Start of INFORMATION SHOWN

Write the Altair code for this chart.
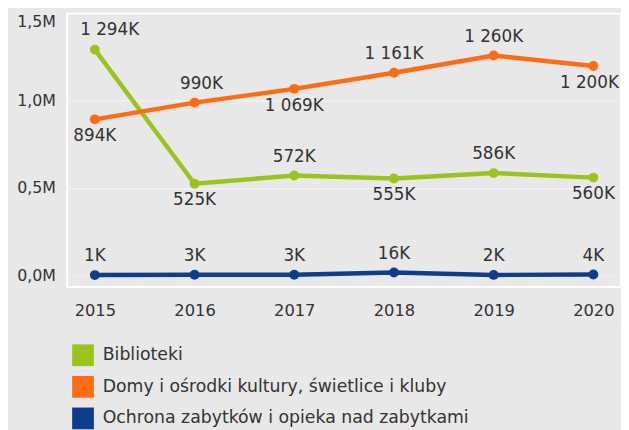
import altair as alt
import pandas as pd

years = ["2015", "2016", "2017", "2018", "2019", "2020"]
series_names = [
    "Biblioteki",
    "Domy i ośrodki kultury, świetlice i kluby",
    "Ochrona zabytków i opieka nad zabytkami",
]
biblioteki = [1294000, 525000, 572000, 555000, 586000, 560000]
domy = [894000, 990000, 1069000, 1161000, 1260000, 1200000]
ochrona = [1000, 3000, 3000, 16000, 2000, 4000]
colors = ["#9bc31d", "#ff6b12", "#0d3d8c"]

# years whose label sits below the point, per series
below = {
    series_names[0]: ["2016", "2018", "2020"],
    series_names[1]: ["2015", "2017", "2020"],
    series_names[2]: [],
}

rows = []
for name, vals in zip(series_names, [biblioteki, domy, ochrona]):
    for y, v in zip(years, vals):
        rows.append({"year": y, "series": name, "value": v,
                     "side": "below" if y in below[name] else "above"})
df = pd.DataFrame(rows)

FONT = "DejaVu Sans"
TXT = "#333333"

x = alt.X("year:O", title=None,
          scale=alt.Scale(type="point", padding=0.277),
          axis=alt.Axis(labelAngle=0, domain=False, ticks=False, grid=False,
                        labelPadding=16, labelFontSize=16.5, labelColor=TXT,
                        labelFont=FONT))
y = alt.Y("value:Q", title=None,
          scale=alt.Scale(domain=[-68000, 1500000], nice=False, zero=False),
          axis=alt.Axis(values=[0, 500000, 1000000, 1500000], domain=False,
                        ticks=False, labelPadding=12, labelFontSize=16,
                        labelColor=TXT, labelFont=FONT,
                        labelBaseline={"condition": {"test": "datum.value === 1500000", "value": "top"}, "value": "middle"},
                        labelExpr="replace(format(datum.value/1000000, '.1f'), '.', ',') + 'M'",
                        gridColor="#f6f6f6", gridWidth=1,
                        gridDash={"condition": {"test": "datum.value === 0", "value": [2, 2]}, "value": []}))

legend = alt.Legend(title=None, orient="none", legendX=5, legendY=335,
                    symbolType="square", symbolSize=484,
                    symbolStrokeWidth=0, labelFontSize=17.5,
                    labelFont=FONT, labelColor=TXT,
                    labelOffset=9, rowPadding=10,
                    labelLimit=600)
color = alt.Color("series:N", scale=alt.Scale(domain=series_names, range=colors), legend=legend)

base = alt.Chart(df)
lines = base.mark_line(strokeWidth=4.5).encode(x=x, y=y, color=color)
points = base.mark_point(filled=True, size=100, opacity=1).encode(x=x, y=y, color=color)

label_expr = "replace(format(datum.value/1000, ',.0f'), ',', ' ') + 'K'"
lab = base.transform_calculate(lab=label_expr)
text_kw = dict(font=FONT, fontSize=17, color=TXT, baseline="middle")

is_b15 = "(datum.year === '2015' && datum.series === '%s')" % series_names[0]
is_d16 = "(datum.year === '2016' && datum.series === '%s')" % series_names[1]
is_d20 = "(datum.year === '2020' && datum.series === '%s')" % series_names[1]

above_normal = lab.transform_filter(
    "datum.side === 'above' && !%s && !%s" % (is_b15, is_d16)
).mark_text(dy=-19, **text_kw).encode(x=x, y=y, text="lab:N")
above_nudge1 = lab.transform_filter(is_b15).mark_text(
    dy=-20, dx=15, **text_kw).encode(x=x, y=y, text="lab:N")
above_nudge2 = lab.transform_filter(is_d16).mark_text(
    dy=-19, dx=7, **text_kw).encode(x=x, y=y, text="lab:N")
below_t = lab.transform_filter("datum.side === 'below' && !%s" % is_d20).mark_text(
    dy=17, **text_kw).encode(x=x, y=y, text="lab:N")
below_nudge = lab.transform_filter(is_d20).mark_text(
    dy=17, dx=-4, **text_kw).encode(x=x, y=y, text="lab:N")

chart = alt.layer(lines, points, above_normal, above_nudge1, above_nudge2,
                  below_t, below_nudge).properties(
    width=561, height=277,
    autosize=alt.AutoSizeParams(type="none"),
    padding={"left": 60, "top": 3, "right": 0, "bottom": 142},
    background="#e8e8e8",
).configure_view(stroke="#ffffff", strokeWidth=2, fill="#e8e8e8")

chart.save("out.html", embed_options={"renderer": "svg", "actions": False})
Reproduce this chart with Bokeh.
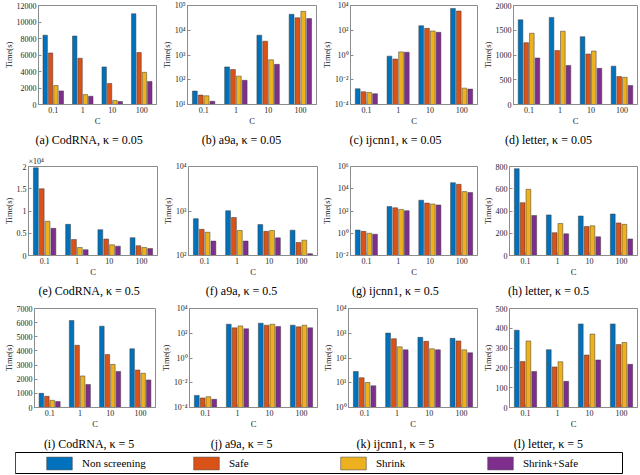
from bokeh.plotting import figure
from bokeh.models import (Range1d, FactorRange, FixedTicker, Legend, Title,
                          LegendItem, ColumnDataSource)
from bokeh.core.properties import value
from bokeh.transform import dodge
from bokeh.layouts import column, row
from bokeh.embed import file_html
from bokeh.resources import INLINE

# ---------------- data ----------------
categories = ["0.1", "1", "10", "100"]
series_names = ["Non screening", "Safe", "Shrink", "Shrink+Safe"]
series_colors = ["#0072BD", "#D95319", "#EDB120", "#7E2F8E"]

# rows: Non screening, Safe, Shrink, Shrink+Safe ; columns: C = 0.1, 1, 10, 100
codrna_k005 = [[8400, 8300, 4550, 11000], [6250, 5600, 2550, 6300],
               [2300, 1200, 500, 3900], [1650, 1000, 350, 2800]]
a9a_k005 = [[35, 330, 6300, 44000], [24, 258, 3600, 32000],
            [22.5, 140, 640, 58000], [13.5, 95, 420, 29500]]
ijcnn1_k005 = [[1.85e-3, 0.81, 231, 5800], [1.07e-3, 0.47, 142, 3560],
               [9.5e-4, 1.78, 87, 2.1e-3], [7.4e-4, 1.68, 68, 1.75e-3]]
letter_k005 = [[1710, 1760, 1370, 775], [1250, 1090, 1020, 565],
               [1440, 1480, 1080, 550], [940, 790, 730, 385]]
codrna_k05 = [[19700, 7000, 5800, 4000], [15000, 3600, 3700, 2200],
              [7700, 1800, 2400, 1800], [6100, 1300, 2100, 1550]]
a9a_k05 = [[673, 1015, 495, 371], [388, 714, 349, 196],
           [333, 365, 365, 221], [211, 211, 249, 110]]
ijcnn1_k05 = [[1.93, 251, 936, 34900], [1.48, 193, 518, 25100],
              [1.0, 139, 425, 5530], [0.82, 107, 349, 4540]]
letter_k05 = [[780, 365, 355, 373], [475, 205, 261, 293],
              [595, 288, 267, 280], [360, 195, 168, 149]]
codrna_k5 = [[1000, 6150, 5750, 4150], [790, 4400, 3750, 2650],
             [510, 2230, 3050, 2420], [420, 1630, 2550, 1950]]
a9a_k5 = [[9.5e-4, 535, 643, 446], [5.9e-4, 273, 446, 329],
          [7.5e-4, 394, 535, 446], [4.6e-4, 228, 349, 273]]
ijcnn1_k5 = [[28.6, 1015, 683, 623], [16, 604, 473, 489],
             [10.2, 282, 235, 214], [7.5, 214, 214, 163]]
letter_k5 = [[390, 292, 422, 422], [232, 205, 265, 318],
             [336, 231, 371, 328], [182, 132, 240, 218]]

captions = [["(a) CodRNA, κ = 0.05", "(b) a9a, κ = 0.05", "(c) ijcnn1, κ = 0.05", "(d) letter, κ = 0.05"],
            ["(e) CodRNA, κ = 0.5", "(f) a9a, κ = 0.5", "(g) ijcnn1, κ = 0.5", "(h) letter, κ = 0.5"],
            ["(i) CodRNA, κ = 5", "(j) a9a, κ = 5", "(k) ijcnn1, κ = 5", "(l) letter, κ = 5"]]

# axis specs: (log?, ymin, ymax, ticks)  (log ticks given as exponents)
axis_specs = [
    (False, 0, 12000, [0, 2000, 4000, 6000, 8000, 10000, 12000]),
    (True, 1e1, 1e5, [1, 2, 3, 4, 5]),
    (True, 1e-4, 1e4, [-4, -2, 0, 2, 4]),
    (False, 0, 2000, [0, 500, 1000, 1500, 2000]),
    (False, 0, 20000, [0, 5000, 10000, 15000, 20000]),
    (True, 1e2, 1e4, [2, 3, 4]),
    (True, 1e-2, 1e6, [-2, 0, 2, 4, 6]),
    (False, 0, 800, [0, 200, 400, 600, 800]),
    (False, 0, 7000, [0, 1000, 2000, 3000, 4000, 5000, 6000, 7000]),
    (True, 1e-4, 1e4, [-4, -2, 0, 2, 4]),
    (True, 1e0, 1e4, [0, 1, 2, 3, 4]),
    (False, 0, 500, [0, 100, 200, 300, 400, 500]),
]
e_tick_labels = ["0", "0.5", "1", "1.5", "2"]

datasets = [codrna_k005, a9a_k005, ijcnn1_k005, letter_k005,
            codrna_k05, a9a_k05, ijcnn1_k05, letter_k05,
            codrna_k5, a9a_k5, ijcnn1_k5, letter_k5]

# ---------------- layout (pixels) ----------------
widths = [[158, 160, 161, 160], [159, 160, 160, 160], [157, 162, 160, 160]]
lefts = [[33, 26, 30, 31], [25, 26, 29, 28], [29, 26, 29, 23]]
tops = [[5, 5, 5, 5], [16, 7, 14, 7], [8, 8, 8, 8]]
row_heights = [128, 129, 131]
BOTTOM = 22
strip_heights = [22, 21, 20]
strip_text_y = [11, 10, 8]
caption_centers = [77.5, 238.0, 400.0, 561.0]
TOTAL_W = 639

FONT = "Liberation Serif"
AXCOL = "#8c8c8c"
TXTCOL = "#262626"
SUP = str.maketrans("-0123456789", "⁻⁰¹²³⁴⁵⁶⁷⁸⁹")
offsets = [(i - 1.5) * 0.1818 for i in range(4)]


def caption_strip(texts, h, ty):
    s = figure(width=TOTAL_W, height=h, x_range=Range1d(0, TOTAL_W), y_range=Range1d(0, h),
               toolbar_location=None, output_backend="svg",
               x_axis_location=None, y_axis_location=None,
               min_border_left=0, min_border_right=0, min_border_top=0, min_border_bottom=0)
    s.xgrid.visible = False
    s.ygrid.visible = False
    s.outline_line_color = None
    s.text(x=caption_centers, y=[ty] * 4, text=texts, text_align="center",
           text_baseline="middle", text_font=value(FONT), text_font_size="12px",
           text_color="black")
    return s


def style_axis(ax):
    ax.axis_line_color = AXCOL
    ax.major_tick_line_color = AXCOL
    ax.major_tick_in = 3
    ax.major_tick_out = 0
    ax.minor_tick_line_color = None
    ax.major_label_text_font = FONT
    ax.major_label_text_font_size = "8px"
    ax.major_label_text_color = TXTCOL
    ax.major_label_standoff = 2
    ax.axis_label_text_font = FONT
    ax.axis_label_text_font_size = "8.5px"
    ax.axis_label_text_font_style = "normal"
    ax.axis_label_text_color = TXTCOL
    ax.axis_label_standoff = 0


blocks = []
for r in range(3):
    figs = []
    for c in range(4):
        k = r * 4 + c
        is_log, ymin, ymax, ticks = axis_specs[k]
        p = figure(width=widths[r][c], height=row_heights[r],
                   x_range=FactorRange(*categories),
                   y_range=Range1d(ymin, ymax),
                   y_axis_type="log" if is_log else "linear",
                   toolbar_location=None, output_backend="svg",
                   min_border_left=lefts[r][c], min_border_right=2,
                   min_border_top=tops[r][c], min_border_bottom=BOTTOM)
        p.outline_line_color = AXCOL
        p.outline_line_width = 1
        p.xgrid.visible = False
        p.ygrid.visible = False
        data = datasets[k]
        for i in range(4):
            src = ColumnDataSource(dict(cat=categories, val=data[i]))
            p.vbar(x=dodge("cat", offsets[i], range=p.x_range), top="val",
                   bottom=ymin, width=0.15, source=src,
                   fill_color=series_colors[i], line_color="#3a3a3a", line_width=0.5)
        if is_log:
            vals = [10.0 ** e for e in ticks]
            p.yaxis.ticker = FixedTicker(ticks=vals)
            p.yaxis.major_label_overrides = {v: "10" + str(e).translate(SUP) for v, e in zip(vals, ticks)}
        else:
            p.yaxis.ticker = FixedTicker(ticks=ticks)
            if k == 4:
                p.yaxis.major_label_overrides = {t: s for t, s in zip(ticks, e_tick_labels)}
        style_axis(p.xaxis[0])
        style_axis(p.yaxis[0])
        p.xaxis.axis_label = "C"
        p.yaxis.axis_label = "Time(s)"
        if k == 4:
            p.add_layout(Title(text="×10⁴", align="left", offset=0, standoff=1,
                               text_font=FONT, text_font_size="8px",
                               text_font_style="normal", text_color=TXTCOL), "above")
        figs.append(p)
    blocks.append(row(*figs))
    blocks.append(caption_strip(captions[r], strip_heights[r], strip_text_y[r]))

# ---------------- legend ----------------
lg = figure(width=TOTAL_W, height=23, x_range=Range1d(0, 1), y_range=Range1d(0, 1),
            toolbar_location=None, output_backend="svg",
            x_axis_location=None, y_axis_location=None,
            min_border_left=15, min_border_right=17, min_border_top=1, min_border_bottom=0)
lg.xgrid.visible = False
lg.ygrid.visible = False
lg.outline_line_color = "black"
lg.outline_line_width = 1
items = []
for name, col in zip(series_names, series_colors):
    rr = lg.vbar(x=[-10], top=[1], width=0.1, fill_color=col, line_color="#3a3a3a", line_width=0.5)
    items.append(LegendItem(label=name, renderers=[rr]))
legend = Legend(items=items, orientation="horizontal", location=(28, 3),
                glyph_width=32, glyph_height=16, label_standoff=7, label_width=100,
                spacing=8, padding=0, margin=0, border_line_alpha=0,
                background_fill_alpha=0, label_text_font=FONT,
                label_text_font_size="11px", label_text_color="black")
lg.add_layout(legend)
blocks.append(lg)

layout = column(*blocks)
open("out.html", "w").write(file_html(layout, INLINE))
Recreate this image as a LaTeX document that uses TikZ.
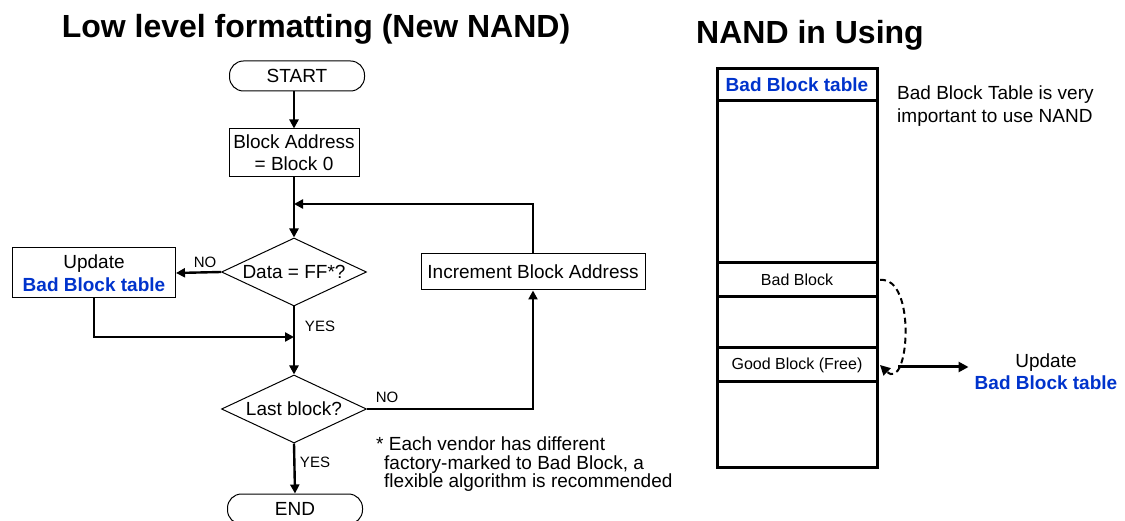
\documentclass[tikz,border=0pt]{standalone}
\usepackage{fontspec}
\setmainfont{Liberation Sans}
\usetikzlibrary{shapes.geometric,arrows.meta}
\definecolor{bbtblue}{RGB}{0,51,204}
\begin{document}
\begin{tikzpicture}[x=1pt,y=-1pt,
  every node/.style={font=\fontsize{19}{22}\selectfont, inner sep=0pt},
  titletext/.style={font=\fontsize{32}{36}\selectfont\bfseries, anchor=base},
  box/.style={draw, line width=1pt, align=center},
  term/.style={draw, line width=1pt, rounded corners=14pt, minimum width=135pt, minimum height=30pt},
  dia/.style={draw, line width=1pt, shape=diamond, aspect=2.15, minimum width=145pt, minimum height=68pt},
  conn/.style={line width=2.4pt, -{Triangle[length=9pt,width=9pt]}},
  lbl/.style={font=\fontsize{15}{18}\selectfont},
  row/.style={draw, line width=3pt, outer sep=0pt, minimum width=160pt, anchor=north, font=\fontsize{16}{19}\selectfont},
  dasharr/.style={line width=2pt, dash pattern=on 6pt off 4pt, -{Triangle[length=10pt,width=10pt]}},
  blue/.style={text=bbtblue, font=\fontsize{19}{22}\selectfont\bfseries}
]
\useasboundingbox (0,0) rectangle (1125,521);

% titles
\node[titletext] (t1) at (316,38) {Low level formatting (New NAND)};
\node[titletext] (t2) at (810,44) {NAND in Using};

% flowchart
\node[term] (start) at (297,76) {START};
\node[box, minimum width=130pt, minimum height=48pt] (addr) at (294,153) {Block Address\\= Block 0};
\node[dia] (d1) at (294,272) {Data = FF*?};
\node[box, minimum width=163pt, minimum height=50pt, font=\fontsize{19}{23}\selectfont] (upd) at (94,273)
  {Update\\\textcolor{bbtblue}{\bfseries Bad Block table}};
\node[box, minimum width=224pt, minimum height=36pt] (inc) at (533,272) {Increment Block Address};
\node[dia] (d2) at (294,409) {Last block?};
\node[term] (end) at (295,509) {END};

\coordinate (j1) at (294,204);
\coordinate (j2) at (294,337);

\draw[conn] (start.south -| addr.north) -- (addr.north);
\draw[conn] (addr.south) -- (d1.north);
\draw[conn] (d1.west) -- (upd.east);
\draw[conn] (upd.south) |- (j2);
\draw[conn] (d1.south) -- (d2.north);
\draw[conn] (d2.east) -| (inc.south);
\draw[conn] (inc.north) |- (j1);
\draw[conn] (d2.south) -- (end.north);

\node[lbl] (no1) at (205,262) {NO};
\node[lbl] (yes1) at (320,326) {YES};
\node[lbl] (no2) at (387,397) {NO};
\node[lbl] (yes2) at (315,462) {YES};

\node[anchor=base west] (n1) at (376,450) {* Each vendor has different};
\node[anchor=base west] (n2) at (384,469) {factory-marked to Bad Block, a};
\node[anchor=base west] (n3) at (384,487) {flexible algorithm is recommended};

% NAND column
\node[row, minimum height=32pt, blue] (r1) at (797,69) {Bad Block table};
\node[row, minimum height=162pt] (r2) at (r1.south) {};
\node[row, minimum height=34pt] (r3) at (r2.south) {Bad Block};
\node[row, minimum height=51pt] (r4) at (r3.south) {};
\node[row, minimum height=34pt] (r5) at (r4.south) {Good Block (Free)};
\node[row, minimum height=85pt] (r6) at (r5.south) {};

\node[anchor=west, align=left, font=\fontsize{19}{23}\selectfont] (note) at (897,106)
  {Bad Block Table is very\\important to use NAND};

\draw[dasharr] ([xshift=3pt]r3.east) .. controls ([xshift=40pt,yshift=4pt]r3.east) and ([xshift=32pt,yshift=-28pt]r5.east) .. ([xshift=3pt]r5.east);

\node[align=center, font=\fontsize{19}{22}\selectfont] (upd2) at (1046,372)
  {Update\\\textcolor{bbtblue}{\bfseries Bad Block table}};
\coordinate (ua) at (898,367);
\draw[line width=3pt, -{Triangle[length=10pt,width=10pt]}, shorten >=6pt] (ua) -- (ua -| upd2.west);
\end{tikzpicture}
\end{document}
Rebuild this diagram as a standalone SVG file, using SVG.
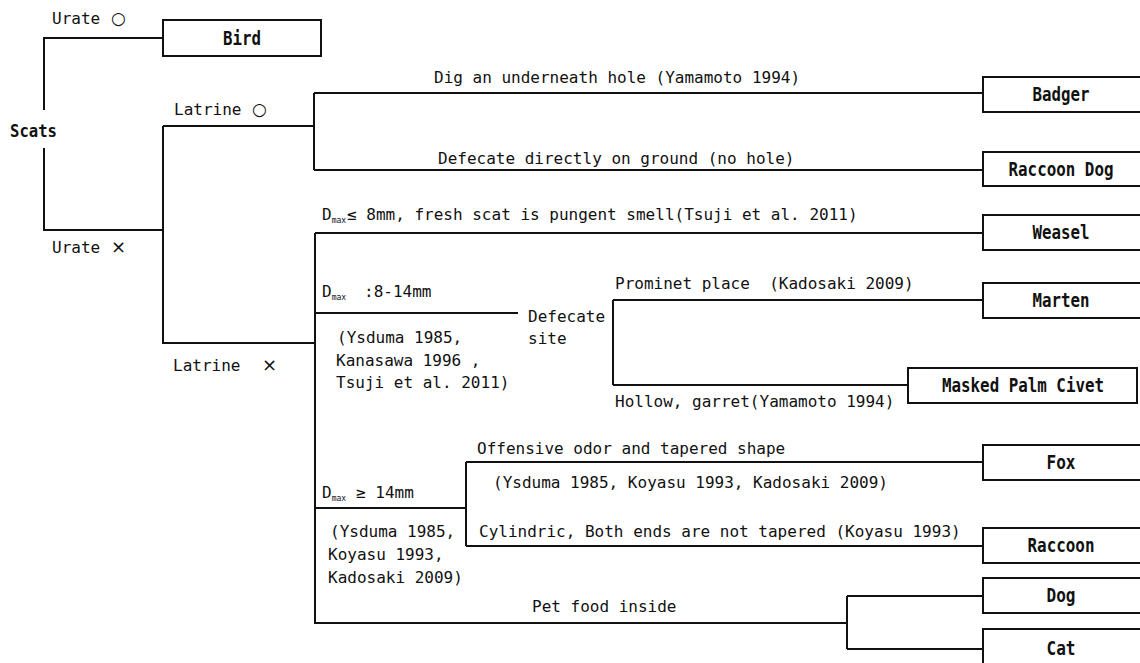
<svg xmlns="http://www.w3.org/2000/svg" width="1140" height="663" viewBox="0 0 1140 663">
<style>
.ln{fill:none;stroke:#111;stroke-width:2}
.box{fill:#fff;stroke:#111;stroke-width:2}
.t{font-family:"DejaVu Sans Mono","Liberation Mono",monospace;font-size:16px;fill:#111;white-space:pre}
.b{font-family:"DejaVu Sans Mono","Liberation Mono",monospace;font-size:19px;font-weight:bold;fill:#111;text-anchor:middle}
.sub{font-size:8px}
.o{font-family:"DejaVu Sans",sans-serif;font-size:17px}
.x{font-family:"DejaVu Sans",sans-serif;font-size:18px}
</style>
<rect width="1140" height="663" fill="#fff"/>
<g id="connectors">
<path class="ln" d="M163,38 H44 V110 M44,148 V230 H163"/>
<path class="ln" d="M163,126 V343 H315"/>
<path class="ln" d="M163,126 H314 M314,93 V170 M314,93 H983 M314,170 H983"/>
<path class="ln" d="M315,233 V624 M315,233 H983"/>
<path class="ln" d="M315,313 H518"/>
<path class="ln" d="M613,300 V385 M613,300 H983 M613,385 H908"/>
<path class="ln" d="M315,508 H466 M466,462 V546 M466,462 H983 M466,546 H983"/>
<path class="ln" d="M315,623 H847 M847,596 V649 M847,596 H983 M847,649 H983"/>
</g>
<g id="labels">
<text class="t" x="52" y="24">Urate <tspan class="o" x="111">○</tspan></text>
<text class="t" x="10" y="137" style="font-weight:bold;font-size:18px" textLength="47" lengthAdjust="spacingAndGlyphs">Scats</text>
<text class="t" x="52" y="253">Urate <tspan class="x" x="111">×</tspan></text>
<text class="t" x="174" y="115">Latrine <tspan class="o" x="252">○</tspan></text>
<text class="t" x="173" y="371">Latrine <tspan class="x" x="262">×</tspan></text>
<text class="t" x="434" y="83">Dig an underneath hole (Yamamoto 1994)</text>
<text class="t" x="438" y="164">Defecate directly on ground (no hole)</text>
<text class="t" x="322" y="220">D<tspan class="sub" dy="3">max</tspan><tspan x="347" dy="-3">≤ 8mm, fresh scat is pungent smell(Tsuji et al. 2011)</tspan></text>
<text class="t" x="322" y="297">D<tspan class="sub" dy="3">max</tspan><tspan x="364" dy="-3">:8-14mm</tspan></text>
<text class="t" x="528" y="322">Defecate</text>
<text class="t" x="528" y="344">site</text>
<text class="t" x="337" y="343">(Ysduma 1985,</text>
<text class="t" x="336" y="366">Kanasawa 1996 ,</text>
<text class="t" x="336" y="388">Tsuji et al. 2011)</text>
<text class="t" x="615" y="289">Prominet place  (Kadosaki 2009)</text>
<text class="t" x="615" y="407">Hollow, garret(Yamamoto 1994)</text>
<text class="t" x="477" y="454">Offensive odor and tapered shape</text>
<text class="t" x="493" y="488">(Ysduma 1985, Koyasu 1993, Kadosaki 2009)</text>
<text class="t" x="479" y="537">Cylindric, Both ends are not tapered (Koyasu 1993)</text>
<text class="t" x="322" y="498">D<tspan class="sub" dy="3">max</tspan><tspan x="356" dy="-3">≥ 14mm</tspan></text>
<text class="t" x="330" y="537">(Ysduma 1985,</text>
<text class="t" x="328" y="560">Koyasu 1993,</text>
<text class="t" x="328" y="583">Kadosaki 2009)</text>
<text class="t" x="532" y="612">Pet food inside</text>
</g>
<g id="bird"><rect class="box" x="163" y="20" width="158" height="36"/><text class="b" x="242" y="45" textLength="38" lengthAdjust="spacingAndGlyphs">Bird</text></g>
<g id="badger"><rect class="box" x="983" y="77" width="160" height="35"/><text class="b" x="1061" y="101" textLength="57" lengthAdjust="spacingAndGlyphs">Badger</text></g>
<g id="raccoon-dog"><rect class="box" x="983" y="152" width="160" height="34"/><text class="b" x="1061" y="176" textLength="105" lengthAdjust="spacingAndGlyphs">Raccoon Dog</text></g>
<g id="weasel"><rect class="box" x="983" y="215" width="160" height="35"/><text class="b" x="1061" y="239" textLength="57" lengthAdjust="spacingAndGlyphs">Weasel</text></g>
<g id="marten"><rect class="box" x="983" y="283" width="160" height="35"/><text class="b" x="1061" y="307" textLength="57" lengthAdjust="spacingAndGlyphs">Marten</text></g>
<g id="masked-palm-civet"><rect class="box" x="908" y="368" width="229" height="35"/><text class="b" x="1023" y="392" textLength="162" lengthAdjust="spacingAndGlyphs">Masked Palm Civet</text></g>
<g id="fox"><rect class="box" x="983" y="445" width="160" height="35"/><text class="b" x="1061" y="469" textLength="29" lengthAdjust="spacingAndGlyphs">Fox</text></g>
<g id="raccoon"><rect class="box" x="983" y="528" width="160" height="35"/><text class="b" x="1061" y="552" textLength="67" lengthAdjust="spacingAndGlyphs">Raccoon</text></g>
<g id="dog"><rect class="box" x="983" y="578" width="160" height="35"/><text class="b" x="1061" y="602" textLength="29" lengthAdjust="spacingAndGlyphs">Dog</text></g>
<g id="cat"><rect class="box" x="983" y="629" width="160" height="40"/><text class="b" x="1061" y="655" textLength="29" lengthAdjust="spacingAndGlyphs">Cat</text></g>
</svg>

End of INFORMATION SHOWN

_PROBLEM TO SOLVE_.
Reproduce the records word for word, please, from their first line up to and including the line that contains "import pandas as pd", but no pictures.

_RESPONSE BELOW_.
Write the Altair code for this chart.
import altair as alt
import pandas as pd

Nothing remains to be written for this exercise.